“Definedtermitis” is a condition caused by excessive reliance on defined terms. It causes clogging of the arteries of your contracts. Those who succumb to it are referred to as “definedtermites.”
Consider an email I received today from a reader:
OK, so I thought it was a typo, but it turns out it was intentional.
I was reviewing a clause in a software sale agreement with a major third-party distributor. I got to the assignment clause, and it was very peculiar:
“Assignment. Either Party shall neither assign any right or interest … nor delegate any obligations …”
I revised the clause:
“Assignment. Neither party can assign any right or interest … or delegate any obligations ….”
I get the following comment back:
“‘Either Party’ is a defined term, see first paragraph of cover page.”
It was, I remembered reading it, but I struck it because it read:
“‘Either Party’ means either Licensee or Company.”

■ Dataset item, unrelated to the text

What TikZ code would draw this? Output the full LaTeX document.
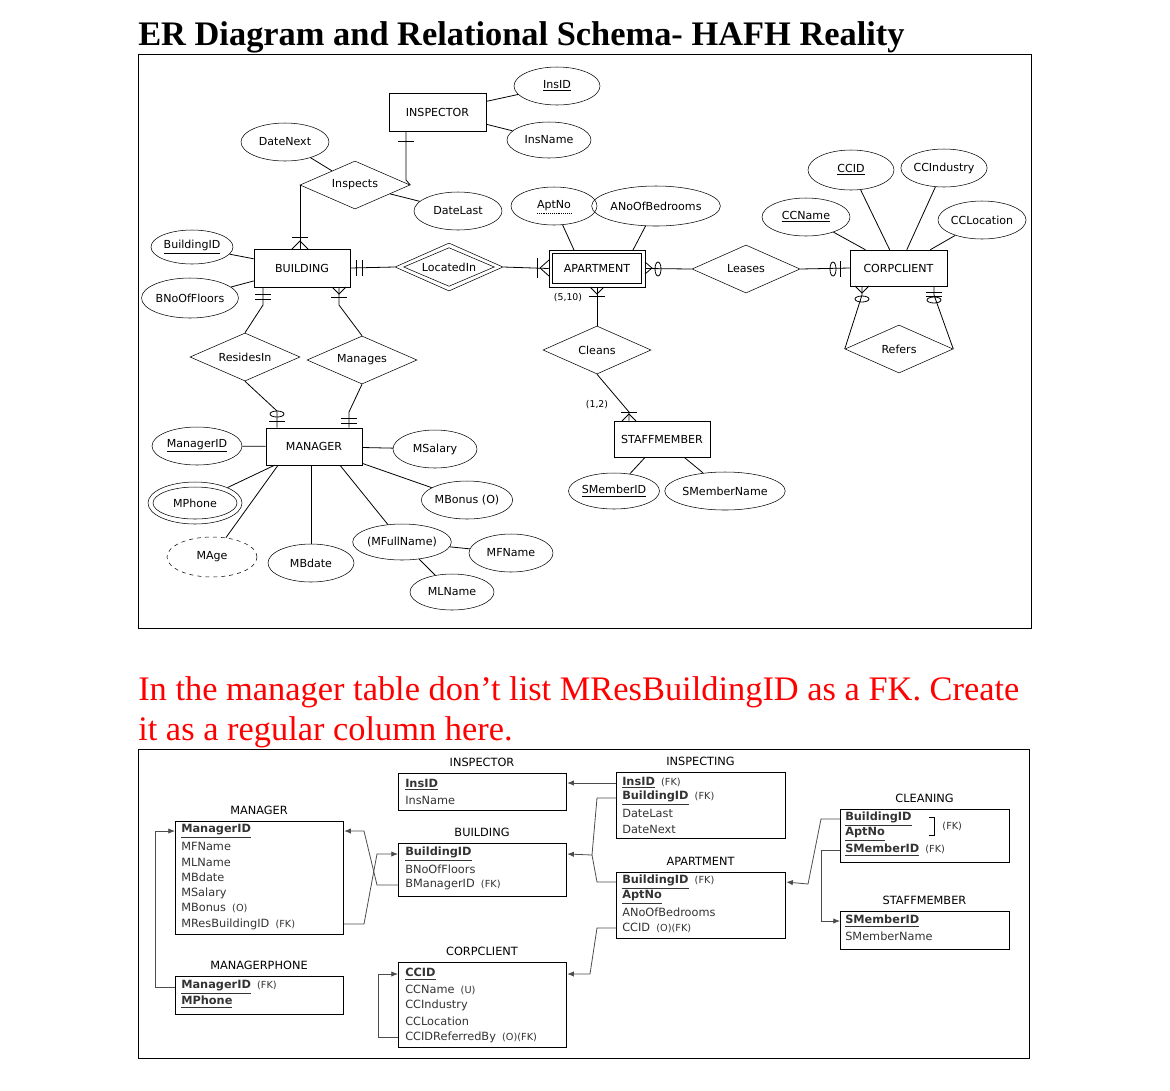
\documentclass[tikz,border=0pt]{standalone}
\usepackage{fontspec}
\setmainfont{Liberation Serif}
\newfontfamily\dv{DejaVu Sans}
\usetikzlibrary{shapes.geometric,arrows.meta}
\tikzset{
 ell/.style={draw,ellipse,inner sep=0pt,font=\dv\fontsize{8.3}{9}\selectfont},
 ent/.style={draw,rectangle,inner sep=0pt,font=\dv\fontsize{8.3}{9}\selectfont},
 rel/.style={draw,diamond,aspect=2.25,inner sep=0pt,font=\dv\fontsize{8.3}{9}\selectfont},
 ln/.style={line width=0.6pt},
 lbl/.style={font=\dv\fontsize{7}{8}\selectfont,inner sep=0pt},
 tbl/.style={draw,line width=0.9pt},
 ttl/.style={font=\dv\fontsize{8.5}{10}\selectfont,inner sep=0pt},
 row/.style={font=\dv\fontsize{8.5}{10}\selectfont,inner sep=0pt,anchor=west,text=black!80},
 ar/.style={line width=0.6pt,-{Latex[length=5pt,width=4pt]},draw=black!70},
 pl/.style={line width=0.6pt,draw=black!70},
}
\newcommand\El[6]{\node[ell,minimum width={1.5pt*#4},minimum height={1.5pt*#5}] (#1) at (#2,#3) {#6};}
\newcommand\fk[1]{{\fontsize{7.3}{8}\selectfont\ \ #1}}
\begin{document}
\begin{tikzpicture}[x=0.75pt,y=-0.75pt]
\useasboundingbox (0,0) rectangle (1170,1090);
\node[anchor=base west,inner sep=0pt,font=\fontsize{25.8}{28}\selectfont\bfseries] (title) at (138,45) {ER Diagram and Relational Schema- HAFH Reality};
\node[draw,ln,minimum width=669.75pt,minimum height=430.5pt,inner sep=0pt,anchor=north west] (frame1) at (138,54) {};
% entities
\node[ent,minimum width=72.75pt,minimum height=28.5pt] (inspector) at (437.5,112) {INSPECTOR};
\node[ent,minimum width=72pt,minimum height=28.5pt] (building) at (302,268) {BUILDING};
\node[ent,minimum width=72pt,minimum height=27.75pt] (apt) at (597,268.5) {APARTMENT};
\node[draw,minimum width=66.75pt,minimum height=22.5pt,inner sep=0pt] (apt2) at (597,268.5) {};
\node[ent,minimum width=72.75pt,minimum height=27pt] (corp) at (898.5,268) {CORPCLIENT};
\node[ent,minimum width=72pt,minimum height=27.75pt] (manager) at (314,446.5) {MANAGER};
\node[ent,minimum width=72pt,minimum height=27pt] (staff) at (662,439) {STAFFMEMBER};
% attributes
\El{insid}{557}{86}{43}{19}{\underline{InsID}}
\El{insname}{549}{140}{42}{18}{InsName}
\El{datenext}{285}{142}{44}{19}{DateNext}
\El{datelast}{458}{211}{44}{19}{DateLast}
\El{aptno}{554}{206}{43}{19}{AptNo}
\draw[densely dotted] (537,213) -- (572,213);
\El{anob}{656}{206}{52}{20}{ANoOfBedrooms}
\El{ccid}{851}{170}{43}{20}{\underline{CCID}}
\El{ccind}{944}{168}{43}{19}{CCIndustry}
\El{ccname}{806}{217}{44}{19}{\underline{CCName}}
\El{ccloc}{982}{220}{43}{19}{CCLocation}
\El{bid}{192}{247}{41}{17}{\underline{BuildingID}}
\El{bnof}{190}{298}{41}{20}{BNoOfFloors}
\El{smid}{614}{491}{42}{18}{\underline{SMemberID}}
\El{smname}{725}{491}{51}{19}{SMemberName}
\El{mid}{197}{446}{45}{19}{\underline{ManagerID}}
\El{msal}{435}{449}{42}{19}{MSalary}
\El{mphone}{195}{503}{47}{21}{MPhone}
\node[draw,ellipse,minimum width={1.5pt*42},minimum height={1.5pt*16}] (mphone2) at (195,503) {};
\El{mbonus}{467}{500}{44}{19}{MBonus (O)}
\node[ell,dashed,minimum width={1.5pt*45},minimum height={1.5pt*20}] (mage) at (212,557) {MAge};
\El{mbdate}{311}{563}{43}{19}{MBdate}
\El{mfull}{402}{542}{42}{18}{(MFullName)}
\El{mfname}{511}{553}{42}{19}{MFName}
\El{mlname}{452}{592}{42}{18}{MLName}
% relationships
\node[rel,minimum width=82.5pt,minimum height=36pt] (inspects) at (355,185) {Inspects};
\node[rel,minimum width=81pt,minimum height=36pt] (located) at (449,267) {};
\node[rel,minimum width=68pt,minimum height=29pt] (located2) at (449,267) {LocatedIn};
\node[rel,minimum width=81pt,minimum height=36pt] (leases) at (746,269) {Leases};
\node[rel,minimum width=81pt,minimum height=36pt] (cleans) at (597,350) {Cleans};
\node[rel,minimum width=81pt,minimum height=36pt] (refers) at (899,349) {Refers};
\node[rel,minimum width=82.5pt,minimum height=36pt] (resides) at (245,357) {ResidesIn};
\node[rel,minimum width=82.5pt,minimum height=36pt] (manages) at (362,360) {Manages};
\node[lbl] (l510) at (568,298) {(5,10)};
\node[lbl] (l12) at (597,405) {(1,2)};
% connectors
\begin{scope}[ln]
\draw (inspector) -- (insid); \draw (inspector) -- (insname);
\draw (inspects) -- (datenext); \draw (inspects) -- (datelast);
\draw (inspector.south -| 406,0) -- (406,180) -- (inspects.east);
\draw (398,141)--(414,141);
\draw (inspects.west) -- (300,185) -- (building.north -| 300,0);
\draw (292,237)--(308,237); \draw (292,249)--(300,241)--(308,249);
\draw (building) -- (bid); \draw (building) -- (bnof);
\draw (building.east) -- (located.west);
\draw (356,260)--(356,276); \draw (362,260)--(362,276);
\draw (located.east) -- (apt.west);
\draw (537,258)--(537,278); \draw (540,268)--(549,260); \draw (540,268)--(549,276);
\draw (aptno) -- (574,250); \draw (anob) -- (633,250);
\draw (apt.east) -- (leases.west);
\draw (645,262)--(652,268)--(645,274);
\draw (658,269) ellipse [x radius=3,y radius=7];
\draw (leases.east) -- (corp.west);
\draw (833,269) ellipse [x radius=3,y radius=7]; \draw (840,261)--(840,277);
\draw (corp) -- (ccid); \draw (corp) -- (ccind); \draw (corp) -- (ccname); \draw (corp) -- (ccloc);
\draw (corp.south -| 862,0) -- (862,295) -- (refers.west);
\draw (855,286)--(862,293)--(869,286);
\draw (862,299) ellipse [x radius=7,y radius=3];
\draw (corp.south -| 934,0) -- (934,295) -- (refers.east);
\draw (926,292)--(942,292);\draw (926,296)--(942,296);
\draw (934,300) ellipse [x radius=7,y radius=3];
\draw (building.south -| 263,0) -- (263,305) -- (resides.north);
\draw (255,294)--(271,294); \draw (255,299)--(271,299);
\draw (building.south -| 339,0) -- (339,305) -- (manages.north);
\draw (332,287)--(339,294)--(346,287); \draw (331,297)--(347,297);
\draw (resides.south) -- (277,411) -- (manager.north -| 277,0);
\draw (269,421)--(285,421);
\draw (277,414) ellipse [x radius=7,y radius=3];
\draw (manages.south) -- (349,412) -- (manager.north -| 349,0);
\draw (341,418)--(357,418); \draw (341,423)--(357,423);
\draw (apt.south) -- (cleans.north);
\draw (590,287)--(597,294)--(604,287); \draw (589,296)--(605,296);
\draw (cleans.south) -- (629,412) -- (staff.north -| 629,0);
\draw (621,412)--(637,412); \draw (622,421)--(629,414)--(636,421);
\draw (staff) -- (smid); \draw (staff) -- (smname);
\draw (manager) -- (mid); \draw (manager) -- (msal);
\draw (manager) -- (mphone); \draw (manager) -- (mbonus);
\draw (manager.south -| 278,0) -- (mage); \draw (manager.south -| 311,0) -- (mbdate);
\draw (manager.south -| 340,0) -- (mfull);
\draw (mfull) -- (mfname); \draw (mfull) -- (mlname);
\end{scope}
% red text
\node[anchor=base west,inner sep=0pt,text=red,align=left,font=\fontsize{25.8}{30}\selectfont] (note) at (138,740) {In the manager table don’t list MResBuildingID as a FK. Create\\it as a regular column here.};
% relational schema
\node[draw,ln,minimum width=668.25pt,minimum height=231.75pt,inner sep=0pt,anchor=north west] (frame2) at (138,749) {};
\newcommand\Tb[6]{\node[tbl,minimum width={0.75pt*(#4-#2)},minimum height={0.75pt*(#5-#3)},inner sep=0pt,anchor=north west] (#1) at (#2,#3) {};
 \node[ttl] (#1t) at ({(#2+#4)/2},{#3-11}) {#6};}
\newcommand\R[4]{\node[row] (#1) at (#2,#3) {#4};}
\newcommand\K[1]{\textbf{\underline{#1}}}
\Tb{tins}{398}{773}{566}{810}{INSPECTOR}
\R{r1}{405}{785}{\K{InsID}} \R{r2}{405}{800}{InsName}
\Tb{tman}{175}{821}{343}{934}{MANAGER}
\R{r3}{181}{831}{\K{ManagerID}} \R{r4}{181}{846}{MFName} \R{r5}{181}{862}{MLName}
\R{r6}{181}{877}{MBdate} \R{r7}{181}{893}{MSalary} \R{r8}{181}{908}{MBonus\fk{(O)}}
\R{r9}{181}{924}{MResBuildingID\fk{(FK)}}
\Tb{tbld}{398}{843}{566}{896}{BUILDING}
\R{r10}{405}{854}{\K{BuildingID}} \R{r11}{405}{869}{BNoOfFloors} \R{r12}{405}{885}{BManagerID\fk{(FK)}}
\Tb{tmp}{175}{976}{343}{1014}{MANAGERPHONE}
\R{r13}{181}{987}{\K{ManagerID}\fk{(FK)}} \R{r14}{181}{1002}{\K{MPhone}}
\Tb{tcc}{398}{962}{566}{1047}{CORPCLIENT}
\R{r15}{405}{974}{\K{CCID}} \R{r16}{405}{990}{CCName\fk{(U)}} \R{r17}{405}{1005}{CCIndustry}
\R{r18}{405}{1021}{CCLocation} \R{r19}{405}{1037}{CCIDReferredBy\fk{(O)(FK)}}
\Tb{tinsp}{616}{772}{785}{838}{INSPECTING}
\R{r20}{622}{783}{\K{InsID}\fk{(FK)}} \R{r21}{622}{798}{\K{BuildingID}\fk{(FK)}}
\R{r22}{622}{813}{DateLast} \R{r23}{622}{829}{DateNext}
\Tb{tapt}{616}{872}{785}{938}{APARTMENT}
\R{r24}{622}{882}{\K{BuildingID}\fk{(FK)}} \R{r25}{622}{897}{\K{AptNo}}
\R{r26}{622}{912}{ANoOfBedrooms} \R{r27}{622}{928}{CCID\fk{(O)(FK)}}
\Tb{tcl}{840}{809}{1009}{862}{CLEANING}
\R{r28}{845}{819}{\K{BuildingID}} \R{r29}{845}{834}{\K{AptNo}} \R{r30}{845}{850}{\K{SMemberID}\fk{(FK)}}
\node[row] (r31) at (936,826) {\fk{(FK)}};
\draw[line width=0.6pt] (929,817)--(934,817)--(934,835)--(929,835);
\Tb{tsm}{840}{911}{1009}{949}{STAFFMEMBER}
\R{r32}{845}{921}{\K{SMemberID}} \R{r33}{845}{936}{SMemberName}
% schema arrows
\draw[ar] (tinsp.west |- r20) -- (tins.east |- r20);
\draw[ar] (tinsp.west |- r21) -- (597,798) -- (592,855) -- (tbld.east |- r10);
\draw[pl] (tapt.west |- r24) -- (597,882) -- (592,855);
\draw[ar] (tman.east |- r9) -- (364,924) -- (377,854) -- (tbld.west |- r10);
\draw[ar] (tbld.west |- r12) -- (377,885) -- (364,831) -- (tman.east |- r3);
\draw[ar] (tmp.west |- r13) -- (155,987) -- (155,831) -- (tman.west |- r3);
\draw[ar] (tcc.west |- r19) -- (378,1037) -- (378,974) -- (tcc.west |- r15);
\draw[ar] (tapt.west |- r27) -- (597,928) -- (590,974) -- (tcc.east |- r15);
\draw[ar] (tcl.west |- r28) -- (821,819) -- (808,884) -- (tapt.east |- r24);
\draw[ar] (tcl.west |- r30) -- (821,850) -- (821,921) -- (tsm.west |- r32);
\end{tikzpicture}
\end{document}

In any case, sticking the definition of “Either Party” into the clause doesn’t help the clause, it only makes it worse:
“Assignment. Either Licensee or Company shall neither assign any right or interest … nor delegate any obligations.”
The other lawyer didn’t take to kindly to my mental exercise especially when I said I could make heads or tails of how it ought to apply. “It’s the assignment clause, for Pete’s sake. We’ve already wasted too much money thinking about it!”
Hmm, “Either Party” used as a defined term …. My diagnosis? Acute definedtermitis! The drafter should read chapter 5 of MSCD and call me in the morning.